In Re: Kobe and Social Media

I don’t have anything in particular to add to the tragic story of Kobe Bryant’s death in a helicopter crash today. We’ll need to await details from the crash investigation (and whether Kobe was himself flying the helicopter in hazy/foggy weather), but already  the mind runs back to Yankee catcher Thurman Munson’s jet crash in 1978, golf star Payne Stewart’s ill-fated flight, or John F. Kennedy Jr. flying a light plane in poor visibility in 1999 when he had no business doing so.

It is not to be surprised that in today’s media environment there would be several erroneous stories getting released and then having to be retracted. More notable is a new low in social media (especially Twitter) today.

First, a reporter for the Washington Post, Felicia Sonmez, decided to tweet out a story from three years ago in the Daily Beast, “Kobe Bryant’s Disturbing Rape Case: The DNA Evidence, the Accuser’s Story, and the Half-Confession.” Seriously? Today you decide you want to recycle this? Couldn’t it wait until at least tomorrow? Sonmez is likely another journalist who has no clue why so many Americans hate the media. (UPDATE: Sonmez has deleted the tweet, but not before racking up what may be the worst Twitter “ratio” in the history of this sorry platform. She has reportedly been “suspended” by the Post, because Decency Dies in Daylight, or something.)

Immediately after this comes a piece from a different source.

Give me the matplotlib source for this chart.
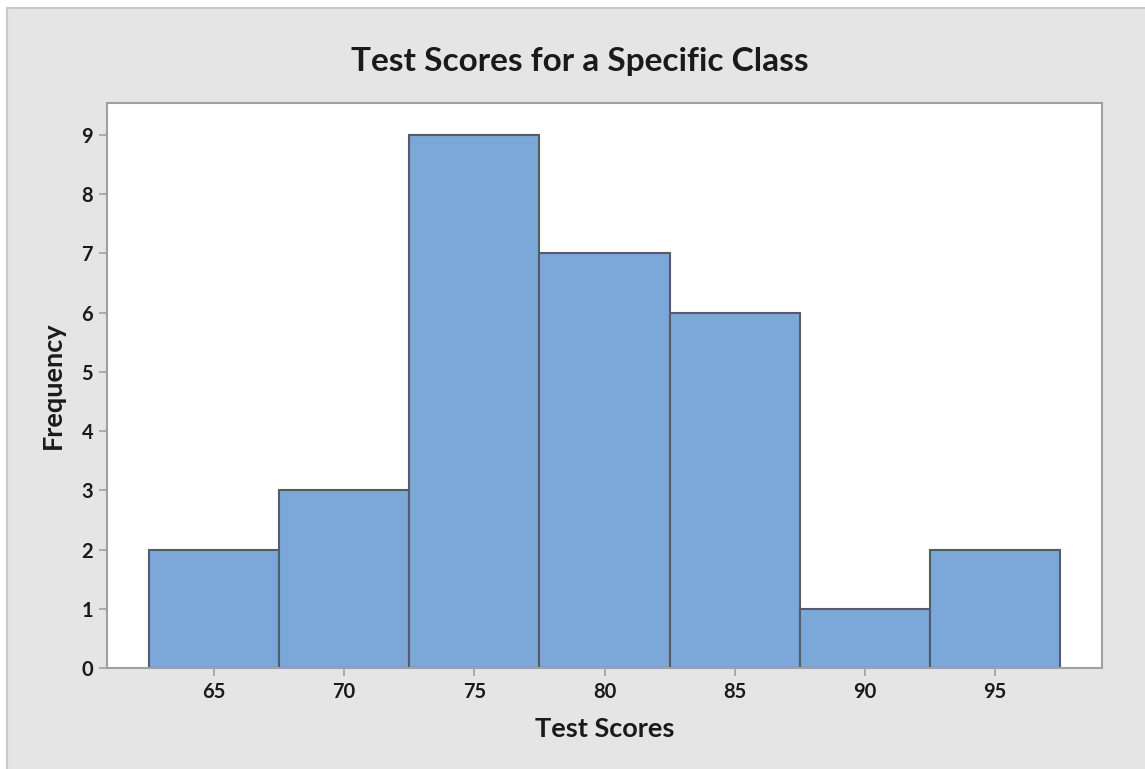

Then there started showing up on Twitter cell phone video of a flaming helicopter crashing into the ground in a deep canyon. I recognized immediately that it is a complete fake, as I am very familiar with the area where the crash occurred (on the road from Hwy. 101 over the mountains to Malibu that I used to take to Pepperdine), and the terrain didn’t look right at all. But the video trended on Twitter before people started calling BS.

But even more disgusting is what is happening to Alison Morris, a weekend news reader for MSNBC. In conversation with a guest, Morris slipped and instead of saying “Lakers” it sounds very much like she said the n-word. Naturally twitter lit up. I’ve listened to a tape posted on Twitter, and it isn’t 100 percent clear exactly what Morris said. Could be the n-word; could be just a clumsy mumble. I doubt seriously that an MSNBC news reader is a closet Klansman. In any case, Morris has apologized:

I didn’t think “Nakers” is any kind of racial slur; I’m not sure this is even all that close to the n-word, and perhaps this explanation is a bit too contrived. Morris might have been better off simply owning the slur, even if it’s not wholly clear what she said or was trying to say. What counts is that she has apologized for a mistake. In the comment thread, though, there is no forgiveness, as the Twitterati are demanding her firing. Over 7,000 comments on her tweet so far, most of them attacking her.

And that’s where we are today folks. “Social” media we call it, for some reason that doesn’t even rise to the level of irony.